### TASK GOAL
Each line below must be set down exactly; omit any image you find.

### RECORDS FOR PROCESSING

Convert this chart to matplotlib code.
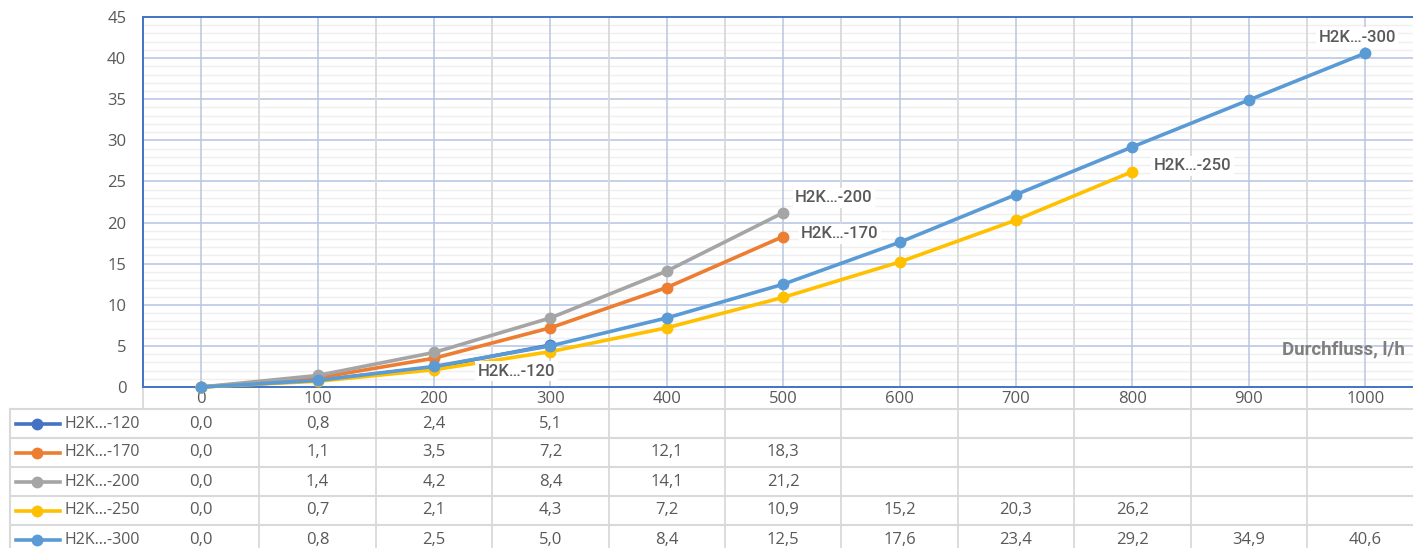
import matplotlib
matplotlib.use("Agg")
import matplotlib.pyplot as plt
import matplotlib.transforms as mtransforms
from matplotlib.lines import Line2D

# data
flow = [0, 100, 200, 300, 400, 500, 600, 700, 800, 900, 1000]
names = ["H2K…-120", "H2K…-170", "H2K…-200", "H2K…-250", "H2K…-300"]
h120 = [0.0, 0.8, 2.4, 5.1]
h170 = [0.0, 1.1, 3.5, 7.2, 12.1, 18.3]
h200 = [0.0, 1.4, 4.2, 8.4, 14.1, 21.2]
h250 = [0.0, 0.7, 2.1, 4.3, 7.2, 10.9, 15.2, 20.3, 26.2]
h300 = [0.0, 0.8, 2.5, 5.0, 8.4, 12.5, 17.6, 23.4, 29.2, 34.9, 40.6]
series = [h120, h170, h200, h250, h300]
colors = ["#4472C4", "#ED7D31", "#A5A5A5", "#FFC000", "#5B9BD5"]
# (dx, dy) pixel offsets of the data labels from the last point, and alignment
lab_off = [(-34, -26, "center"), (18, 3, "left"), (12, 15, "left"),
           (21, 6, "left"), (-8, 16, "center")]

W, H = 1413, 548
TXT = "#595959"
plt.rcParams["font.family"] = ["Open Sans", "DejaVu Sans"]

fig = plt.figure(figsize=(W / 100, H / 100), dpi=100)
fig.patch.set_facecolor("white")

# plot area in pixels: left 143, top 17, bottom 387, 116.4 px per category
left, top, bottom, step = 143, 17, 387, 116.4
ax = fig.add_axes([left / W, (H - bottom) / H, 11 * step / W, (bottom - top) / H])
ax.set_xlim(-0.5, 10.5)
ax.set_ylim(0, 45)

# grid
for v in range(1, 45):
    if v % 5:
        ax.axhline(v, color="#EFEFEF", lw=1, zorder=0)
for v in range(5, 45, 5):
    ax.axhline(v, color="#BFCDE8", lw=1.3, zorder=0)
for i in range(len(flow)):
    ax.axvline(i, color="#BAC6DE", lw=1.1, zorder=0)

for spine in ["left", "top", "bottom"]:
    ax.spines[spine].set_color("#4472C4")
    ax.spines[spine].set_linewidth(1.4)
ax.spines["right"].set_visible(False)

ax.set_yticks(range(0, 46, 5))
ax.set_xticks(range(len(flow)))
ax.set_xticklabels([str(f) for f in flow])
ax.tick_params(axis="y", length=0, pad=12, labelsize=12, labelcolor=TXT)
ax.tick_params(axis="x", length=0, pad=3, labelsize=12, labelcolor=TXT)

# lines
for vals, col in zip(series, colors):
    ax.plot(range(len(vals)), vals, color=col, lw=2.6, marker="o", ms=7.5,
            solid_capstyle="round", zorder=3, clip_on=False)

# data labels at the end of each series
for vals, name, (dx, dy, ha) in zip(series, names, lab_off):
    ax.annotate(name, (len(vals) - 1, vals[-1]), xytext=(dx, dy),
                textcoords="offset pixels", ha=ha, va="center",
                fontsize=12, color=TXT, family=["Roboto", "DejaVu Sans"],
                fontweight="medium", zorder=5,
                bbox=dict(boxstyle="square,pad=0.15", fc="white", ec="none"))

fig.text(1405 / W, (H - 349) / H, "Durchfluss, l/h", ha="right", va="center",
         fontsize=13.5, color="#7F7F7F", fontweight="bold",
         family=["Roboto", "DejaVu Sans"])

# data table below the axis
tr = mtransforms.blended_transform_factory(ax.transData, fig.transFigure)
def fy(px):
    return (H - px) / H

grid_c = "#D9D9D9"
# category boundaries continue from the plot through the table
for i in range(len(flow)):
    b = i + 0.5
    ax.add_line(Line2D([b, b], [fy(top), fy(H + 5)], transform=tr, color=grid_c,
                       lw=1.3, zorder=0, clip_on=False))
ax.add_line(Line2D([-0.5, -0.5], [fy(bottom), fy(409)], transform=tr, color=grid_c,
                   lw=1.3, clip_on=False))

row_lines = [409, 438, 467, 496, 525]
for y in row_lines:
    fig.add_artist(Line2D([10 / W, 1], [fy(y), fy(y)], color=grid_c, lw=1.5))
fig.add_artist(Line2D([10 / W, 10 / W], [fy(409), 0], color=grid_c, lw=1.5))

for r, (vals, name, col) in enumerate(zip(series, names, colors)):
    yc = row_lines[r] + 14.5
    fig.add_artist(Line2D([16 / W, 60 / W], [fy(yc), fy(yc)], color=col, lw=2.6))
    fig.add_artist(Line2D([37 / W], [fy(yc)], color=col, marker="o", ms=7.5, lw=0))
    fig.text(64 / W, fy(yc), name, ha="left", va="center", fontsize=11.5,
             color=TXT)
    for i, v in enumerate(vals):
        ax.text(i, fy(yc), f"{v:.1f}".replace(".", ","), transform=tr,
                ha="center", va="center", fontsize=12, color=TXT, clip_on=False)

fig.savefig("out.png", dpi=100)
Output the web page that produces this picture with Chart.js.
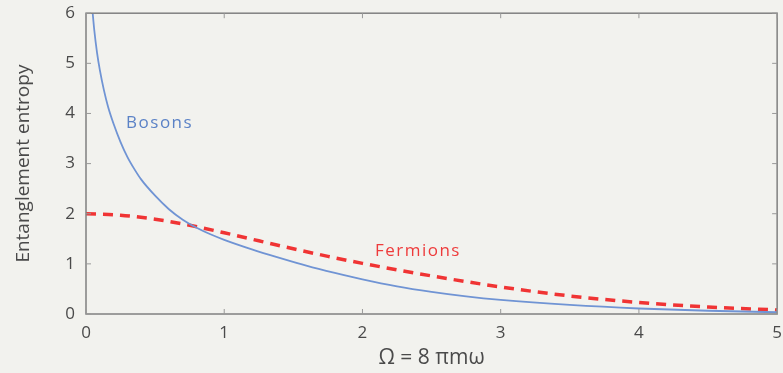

### SOLUTION BELOW
Convert this chart to matplotlib code.
import matplotlib
matplotlib.use("Agg")
import matplotlib.pyplot as plt
import matplotlib.transforms as mtransforms
from matplotlib.lines import Line2D

# data
flow = [0, 100, 200, 300, 400, 500, 600, 700, 800, 900, 1000]
names = ["H2K…-120", "H2K…-170", "H2K…-200", "H2K…-250", "H2K…-300"]
h120 = [0.0, 0.8, 2.4, 5.1]
h170 = [0.0, 1.1, 3.5, 7.2, 12.1, 18.3]
h200 = [0.0, 1.4, 4.2, 8.4, 14.1, 21.2]
h250 = [0.0, 0.7, 2.1, 4.3, 7.2, 10.9, 15.2, 20.3, 26.2]
h300 = [0.0, 0.8, 2.5, 5.0, 8.4, 12.5, 17.6, 23.4, 29.2, 34.9, 40.6]
series = [h120, h170, h200, h250, h300]
colors = ["#4472C4", "#ED7D31", "#A5A5A5", "#FFC000", "#5B9BD5"]
# (dx, dy) pixel offsets of the data labels from the last point, and alignment
lab_off = [(-34, -26, "center"), (18, 3, "left"), (12, 15, "left"),
           (21, 6, "left"), (-8, 16, "center")]

W, H = 1413, 548
TXT = "#595959"
plt.rcParams["font.family"] = ["Open Sans", "DejaVu Sans"]

fig = plt.figure(figsize=(W / 100, H / 100), dpi=100)
fig.patch.set_facecolor("white")

# plot area in pixels: left 143, top 17, bottom 387, 116.4 px per category
left, top, bottom, step = 143, 17, 387, 116.4
ax = fig.add_axes([left / W, (H - bottom) / H, 11 * step / W, (bottom - top) / H])
ax.set_xlim(-0.5, 10.5)
ax.set_ylim(0, 45)

# grid
for v in range(1, 45):
    if v % 5:
        ax.axhline(v, color="#EFEFEF", lw=1, zorder=0)
for v in range(5, 45, 5):
    ax.axhline(v, color="#BFCDE8", lw=1.3, zorder=0)
for i in range(len(flow)):
    ax.axvline(i, color="#BAC6DE", lw=1.1, zorder=0)

for spine in ["left", "top", "bottom"]:
    ax.spines[spine].set_color("#4472C4")
    ax.spines[spine].set_linewidth(1.4)
ax.spines["right"].set_visible(False)

ax.set_yticks(range(0, 46, 5))
ax.set_xticks(range(len(flow)))
ax.set_xticklabels([str(f) for f in flow])
ax.tick_params(axis="y", length=0, pad=12, labelsize=12, labelcolor=TXT)
ax.tick_params(axis="x", length=0, pad=3, labelsize=12, labelcolor=TXT)

# lines
for vals, col in zip(series, colors):
    ax.plot(range(len(vals)), vals, color=col, lw=2.6, marker="o", ms=7.5,
            solid_capstyle="round", zorder=3, clip_on=False)

# data labels at the end of each series
for vals, name, (dx, dy, ha) in zip(series, names, lab_off):
    ax.annotate(name, (len(vals) - 1, vals[-1]), xytext=(dx, dy),
                textcoords="offset pixels", ha=ha, va="center",
                fontsize=12, color=TXT, family=["Roboto", "DejaVu Sans"],
                fontweight="medium", zorder=5,
                bbox=dict(boxstyle="square,pad=0.15", fc="white", ec="none"))

fig.text(1405 / W, (H - 349) / H, "Durchfluss, l/h", ha="right", va="center",
         fontsize=13.5, color="#7F7F7F", fontweight="bold",
         family=["Roboto", "DejaVu Sans"])

# data table below the axis
tr = mtransforms.blended_transform_factory(ax.transData, fig.transFigure)
def fy(px):
    return (H - px) / H

grid_c = "#D9D9D9"
# category boundaries continue from the plot through the table
for i in range(len(flow)):
    b = i + 0.5
    ax.add_line(Line2D([b, b], [fy(top), fy(H + 5)], transform=tr, color=grid_c,
                       lw=1.3, zorder=0, clip_on=False))
ax.add_line(Line2D([-0.5, -0.5], [fy(bottom), fy(409)], transform=tr, color=grid_c,
                   lw=1.3, clip_on=False))

row_lines = [409, 438, 467, 496, 525]
for y in row_lines:
    fig.add_artist(Line2D([10 / W, 1], [fy(y), fy(y)], color=grid_c, lw=1.5))
fig.add_artist(Line2D([10 / W, 10 / W], [fy(409), 0], color=grid_c, lw=1.5))

for r, (vals, name, col) in enumerate(zip(series, names, colors)):
    yc = row_lines[r] + 14.5
    fig.add_artist(Line2D([16 / W, 60 / W], [fy(yc), fy(yc)], color=col, lw=2.6))
    fig.add_artist(Line2D([37 / W], [fy(yc)], color=col, marker="o", ms=7.5, lw=0))
    fig.text(64 / W, fy(yc), name, ha="left", va="center", fontsize=11.5,
             color=TXT)
    for i, v in enumerate(vals):
        ax.text(i, fy(yc), f"{v:.1f}".replace(".", ","), transform=tr,
                ha="center", va="center", fontsize=12, color=TXT, clip_on=False)

fig.savefig("out.png", dpi=100)
Output the web page that produces this picture with Chart.js.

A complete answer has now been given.